A congressman with experience in military detention said Saturday that the Pentagon rejected an Army plan to send him to advise the military police commander who oversaw Baghdad’s Abu Ghraib prison in the early months of the war in Iraq.
Buyer, an Indiana Republican and a lieutenant colonel in the Army Reserve, served as a legal adviser in 1991 during the Persian Gulf War, he said during a telephone interview with CNN about a story first reported by The Associated Press.
He served the 800th Military Police Brigade — the same brigade assigned to Abu Ghraib.
“Some of the lessons learned (during the gulf war) were about how important it was to have JAG officers at the facilities,” Buyer said, referring to military legal advisers.

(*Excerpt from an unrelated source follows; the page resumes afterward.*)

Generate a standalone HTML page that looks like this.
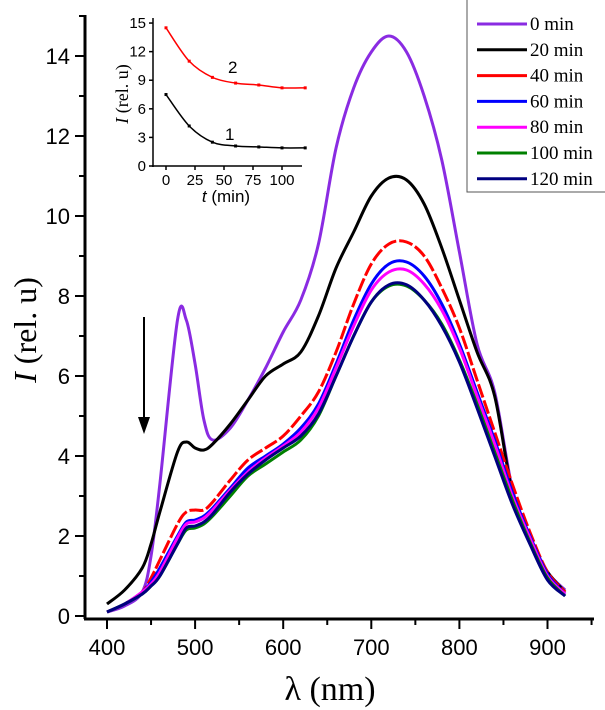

Jim concludes, “Abu Ghraib worked precisely the way the high command wanted it to work.”
Or perhaps the Pentagon decided that they could get by without the advice of a part-timer whose last relevant experience was as, what, a captain during the Gulf War? Who would have been junior to and actually subordinate to people in his own chain of command that he’d be advising? Or that he would be crossing into a rather murky area of separation of powers, with one foot in the executive branch and another in the legislative? (I’ve long thought that Congressmen should have to resign their reserve commissions or at least go into the inactive reserve.)
Clearly, there is a complicated situation here. The intermingling of intelligence and enemy prisoner detention was not according to regulation. And the role of civilian contractors in this business is far from clear. But what seems certain at this point is that the military itself is taking care of the problem, was doing it long before it became a media scandal, and can do it without the help of a reserve lieutenant colonel.